I root for McAdams, and I hope that she can eventually prove her range as an actress that viewers once expected great things from. Please Rachel, stop whiffing at the plate with rom-coms and start giving viewers the kinds of performances they expected from you after seeing Mean Girls.

There is a glimmer of hope...the upcoming Untitled Terrence Malick project to which McAdams is attached with Jessica Chastain, Ben Affleck, Rachel Weisz and Javier Bardem. The drama may sound like a formulaic rom-com -- it "centers on a man who reconnects with a woman from his hometown after his marriage to a European woman falls apart" -- but at this point, I'll trade in any of her 2005 to 2011 credits for a well-directed Rachel McAdams romance...or if I can't have that, short-term amnesia.


  • SK says:

    Yes, she needs to go on a permanent vacation. She's a very bad actress and the only thing she was even mildly watchable in was State of Play.

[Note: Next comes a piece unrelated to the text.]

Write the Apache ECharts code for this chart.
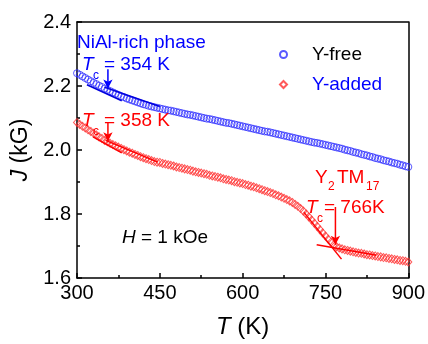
<!DOCTYPE html>
<html>
<head>
<meta charset="utf-8">
<script src="https://cdn.jsdelivr.net/npm/echarts@6/dist/echarts.min.js"></script>
<style>
  html, body { margin: 0; padding: 0; background: #fff; }
  #chart { width: 428px; height: 344px; }
</style>
</head>
<body>
<div id="chart"></div>
<script>
// temperature (K), read every 5 K
const tempK = [
  300, 305, 310, 315, 320, 325, 330, 335, 340, 345, 350, 355, 360, 365, 370, 375, 380, 385, 390, 395,
  400, 405, 410, 415, 420, 425, 430, 435, 440, 445, 450, 455, 460, 465, 470, 475, 480, 485, 490, 495,
  500, 505, 510, 515, 520, 525, 530, 535, 540, 545, 550, 555, 560, 565, 570, 575, 580, 585, 590, 595,
  600, 605, 610, 615, 620, 625, 630, 635, 640, 645, 650, 655, 660, 665, 670, 675, 680, 685, 690, 695,
  700, 705, 710, 715, 720, 725, 730, 735, 740, 745, 750, 755, 760, 765, 770, 775, 780, 785, 790, 795,
  800, 805, 810, 815, 820, 825, 830, 835, 840, 845, 850, 855, 860, 865, 870, 875, 880, 885, 890, 895,
  900
];
// J (kG), Y-free
const jFree = [
  2.240, 2.235, 2.230, 2.225, 2.220, 2.215, 2.210, 2.206, 2.201, 2.197, 2.192, 2.188, 2.184, 2.180, 2.176, 2.172, 2.168, 2.165, 2.161, 2.158,
  2.155, 2.152, 2.149, 2.146, 2.143, 2.141, 2.138, 2.136, 2.134, 2.132, 2.130, 2.128, 2.126, 2.124, 2.123, 2.121, 2.119, 2.117, 2.115, 2.113,
  2.111, 2.110, 2.108, 2.106, 2.104, 2.102, 2.100, 2.098, 2.097, 2.095, 2.093, 2.091, 2.089, 2.087, 2.085, 2.084, 2.082, 2.080, 2.078, 2.076,
  2.074, 2.072, 2.070, 2.068, 2.066, 2.064, 2.062, 2.060, 2.058, 2.057, 2.055, 2.053, 2.051, 2.049, 2.047, 2.045, 2.043, 2.041, 2.039, 2.037,
  2.035, 2.033, 2.031, 2.029, 2.027, 2.025, 2.023, 2.022, 2.020, 2.018, 2.016, 2.014, 2.012, 2.010, 2.008, 2.006, 2.004, 2.001, 1.999, 1.997,
  1.994, 1.992, 1.990, 1.987, 1.985, 1.983, 1.980, 1.978, 1.975, 1.973, 1.971, 1.968, 1.966, 1.964, 1.961, 1.959, 1.957, 1.954, 1.952, 1.949,
  1.947
];
// J (kG), Y-added
const jAdded = [
  2.086, 2.080, 2.074, 2.069, 2.063, 2.058, 2.052, 2.047, 2.041, 2.036, 2.030, 2.026, 2.021, 2.017, 2.013, 2.009, 2.005, 2.001, 1.997, 1.993,
  1.990, 1.986, 1.983, 1.979, 1.976, 1.973, 1.970, 1.967, 1.964, 1.962, 1.961, 1.958, 1.956, 1.954, 1.952, 1.950, 1.947, 1.945, 1.943, 1.941,
  1.939, 1.937, 1.934, 1.932, 1.930, 1.928, 1.926, 1.924, 1.921, 1.919, 1.917, 1.915, 1.913, 1.910, 1.908, 1.906, 1.904, 1.901, 1.899, 1.897,
  1.895, 1.892, 1.890, 1.887, 1.885, 1.882, 1.879, 1.876, 1.873, 1.870, 1.867, 1.864, 1.860, 1.857, 1.853, 1.849, 1.845, 1.841, 1.836, 1.830,
  1.824, 1.817, 1.809, 1.800, 1.791, 1.781, 1.771, 1.761, 1.751, 1.741, 1.731, 1.721, 1.712, 1.704, 1.698, 1.694, 1.691, 1.688, 1.686, 1.684,
  1.682, 1.680, 1.678, 1.677, 1.675, 1.673, 1.672, 1.670, 1.669, 1.667, 1.666, 1.664, 1.663, 1.661, 1.660, 1.658, 1.657, 1.655, 1.654, 1.652,
  1.650
];

// tangent lines used to find Tc  [[T1, J1], [T2, J2]]
const blueTanA = [[318, 2.204], [381, 2.154]];
const blueTanB = [[350, 2.196], [450, 2.136]];
const redTanA = [[329, 2.041], [381, 1.991]];
const redTanB = [[352, 2.030], [446, 1.962]];
const redTanC = [[711, 1.805], [779, 1.659]];
const redTanD = [[734, 1.704], [842, 1.671]];
// arrows pointing at Tc  [[T, Jtop], [T, Jtip]]
const blueArrow = [[356, 2.252], [356, 2.192]];
const redArrow = [[356, 2.086], [356, 2.027]];
const redArrow2 = [[768, 1.822], [768, 1.704]];

const xTicks = { min: 300, max: 900, step: 150 };
const yTicks = { min: 1.6, max: 2.4, step: 0.2 };

const FONT = '"Liberation Sans", Arial, sans-serif';
const BLUE = '#0000ff';
const RED = '#ff0000';

const pair = (xs, ys) => xs.map((x, i) => [x, ys[i]]);

const tanLine = (data, color) => ({
  type: 'line',
  data: data,
  showSymbol: false,
  silent: true,
  lineStyle: { color: color, width: 1.5 },
  z: 5,
});

const arrow = (data, color) => ({
  type: 'line',
  data: data,
  showSymbol: false,
  silent: true,
  lineStyle: { color: color, width: 1.5 },
  z: 6,
  markLine: {
    silent: true,
    symbol: ['none', 'arrow'],
    symbolSize: [7, 9],
    label: { show: false },
    lineStyle: { color: color, width: 0, type: 'solid' },
    data: [[{ coord: data[0] }, { coord: data[1] }]],
  },
});

const axisBase = {
  axisLine: { show: true, onZero: false, lineStyle: { color: '#000', width: 1.5 } },
  splitLine: { show: false },
};

const txt = (x, y, text, size, color, italic) => ({
  type: 'text',
  x: x,
  y: y,
  silent: true,
  style: {
    text: text,
    fill: color,
    font: (italic ? 'italic ' : '') + size + 'px ' + FONT,
    verticalAlign: 'middle',
  },
  z: 100,
});

const myChart = echarts.init(document.getElementById('chart'));

const option = {
  animation: false,
  grid: { left: 77, right: 18, top: 22, bottom: 53 },
  legend: {
    orient: 'vertical',
    left: 274,
    top: 40,
    itemWidth: 7,
    itemHeight: 7,
    itemGap: 11,
    textStyle: { fontFamily: FONT, fontSize: 19, padding: [0, 0, 0, 20] },
    data: [
      { name: 'Y-free', icon: 'circle', textStyle: { color: '#000' } },
      { name: 'Y-added', icon: 'diamond', textStyle: { color: BLUE } },
    ],
  },
  xAxis: [
    Object.assign({}, axisBase, {
      type: 'value',
      position: 'bottom',
      min: xTicks.min,
      max: xTicks.max,
      interval: xTicks.step,
      axisTick: { show: true, inside: true, length: 5, lineStyle: { color: '#000', width: 1.5 } },
      minorTick: { show: true, splitNumber: 2, length: 3, lineStyle: { color: '#000', width: 1.5 } },
      axisLabel: { color: '#000', fontFamily: FONT, fontSize: 20, margin: 5 },
      name: '{i|T} (K)',
      nameLocation: 'middle',
      nameGap: 37,
      nameTextStyle: {
        color: '#000', fontFamily: FONT, fontSize: 24,
        rich: { i: { fontStyle: 'italic', fontFamily: FONT, fontSize: 24, color: '#000' } },
      },
    }),
    Object.assign({}, axisBase, {
      type: 'value',
      position: 'top',
      min: xTicks.min,
      max: xTicks.max,
      axisTick: { show: false },
      axisLabel: { show: false },
    }),
  ],
  yAxis: [
    Object.assign({}, axisBase, {
      type: 'value',
      position: 'left',
      min: yTicks.min,
      max: yTicks.max,
      interval: yTicks.step,
      axisTick: { show: true, inside: true, length: 5, lineStyle: { color: '#000', width: 1.5 } },
      minorTick: { show: true, splitNumber: 2, length: 3, lineStyle: { color: '#000', width: 1.5 } },
      axisLabel: {
        color: '#000', fontFamily: FONT, fontSize: 20, margin: 6,
        formatter: (v) => v.toFixed(1),
      },
      name: '{i|J} (kG)',
      nameLocation: 'middle',
      nameRotate: 90,
      nameGap: 36,
      nameTextStyle: {
        color: '#000', fontFamily: FONT, fontSize: 23,
        rich: { i: { fontStyle: 'italic', fontFamily: FONT, fontSize: 23, color: '#000' } },
      },
    }),
    Object.assign({}, axisBase, {
      type: 'value',
      position: 'right',
      min: yTicks.min,
      max: yTicks.max,
      axisTick: { show: false },
      axisLabel: { show: false },
    }),
  ],
  series: [
    {
      name: 'Y-free',
      type: 'scatter',
      data: pair(tempK, jFree),
      symbol: 'circle',
      symbolSize: 7,
      itemStyle: { color: 'rgba(0,0,0,0)', borderColor: '#3030ff', borderWidth: 1 },
      z: 3,
    },
    {
      name: 'Y-added',
      type: 'scatter',
      data: pair(tempK, jAdded),
      symbol: 'diamond',
      symbolSize: [7, 8],
      itemStyle: { color: 'rgba(0,0,0,0)', borderColor: '#ff3030', borderWidth: 1 },
      z: 3,
    },
    tanLine(blueTanA, '#0000dd'),
    tanLine(blueTanB, '#0000dd'),
    tanLine(redTanA, RED),
    tanLine(redTanB, RED),
    tanLine(redTanC, RED),
    tanLine(redTanD, RED),
    arrow(blueArrow, BLUE),
    arrow(redArrow, RED),
    arrow(redArrow2, RED),
  ],
  graphic: [
    txt(77, 43, 'NiAl-rich phase', 19, BLUE),
    txt(82, 65, 'T', 19, BLUE, true),
    txt(93, 76, 'c', 12, BLUE),
    txt(104, 65, '= 354 K', 19, BLUE),
    txt(82, 121, 'T', 19, RED, true),
    txt(93, 132, 'c', 12, RED),
    txt(104, 121, '= 358 K', 19, RED),
    txt(315, 178, 'Y', 19, RED),
    txt(328, 187, '2', 12, RED),
    txt(337, 178, 'TM', 19, RED),
    txt(366, 187, '17', 12, RED),
    txt(306, 208, 'T', 19, RED, true),
    txt(317, 219, 'c', 12, RED),
    txt(324, 208, '= 766K', 19, RED),
    txt(122, 238, 'H', 19, '#000', true),
    txt(141, 238, '= 1 kOe', 19, '#000'),
  ],
};

myChart.setOption(option);
</script>
</body>
</html>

  • Mike the Movie Tyke says:

    Amnesia! Wow, maybe these filmmakers are suffering from it since they forgot that good ol' amnesia has been used as a plot device ad nauseam, from Total Recall to 50 First Dates to Gilligan's Island. Snap out of it! You were hit in the head and are acting like hacks!

  • Noah James says:

    On the other hand, her big break was The Hot Chick. So...grain of salt, I guess.

  • alison says:

    i liked a lot of the films you mentioned as her "downward spiral"! there was also "morning glory" which was actually a very good movie, and a different kind of character. but i agree, she does a lot of melodramatic roles. maybe she just has trouble getting work in other kinds of movies, it's a competetive industry, you can't always get the roles you want. i'd love to see her play another sassy role, like in "mean girls".

  • stolidog says:

    She should be the new Debra Winger, but Hollywood needs to drop the shitty romcoms first and go back to gritty romance.

  • Alex says:

    You're an idiot. The only one who needs a permanent vacation is you. You must prefer emotionless bimbos like Fox and Alba. Piss off, hater.

  • MD says:

    "You're an idiot. The only one who needs a permanent vacation is you. You must prefer emotionless bimbos like Fox and Alba. Piss off, hater."
    Of course the commenter must prefer "emotionless bimbos" since he clearly doesn't favor Rachel McAdams, as you so clearly do.
    If you aren't capable of presenting your opinion without relying on hyperbolic, ad-hominem juvenile bullshit, you should'nt comment here.
    Be better.

  • blizzard bound says:

    I thought she did a great job in The Lucky Ones, Julie. I wouldn't classify that film as "unsuccessful."

  • Jenna says:

    In what world does a Terrence Malick movie EVER sound like a rom-com???
    Anyway, this looks contrived but it was supposed to be based on a true story which was a first for her... I don't have a problem with the memory loss plot device (similar but different people) but the trailer makes it look too sugar coated.

  • I wouldn't mind seeing someone remix _Badlands_ into a rom-com trailer. Could be golden!

  • Morgo says:

    I like her, and go see lots of movies she's in, but it's mainly goodwill left over from Mean Girls that she hasn't wrecked by being in anything I truly hated, rather than her being in a string of movies I enjoyed.

  • blip says:

    She was perfect as a resourceful B-thriller heroine in "Red Eye," and she easily could have received a Best Supporting Actress nod for "The Lucky Ones." But, yeah, she needs to steer clear of the saccharine. "The Vow" and its ilk seem like the kind of movies that women's-women actresses like Bette Davis, Katharine Hepburn, or Joan Crawford would have broken studio contracts to avoid.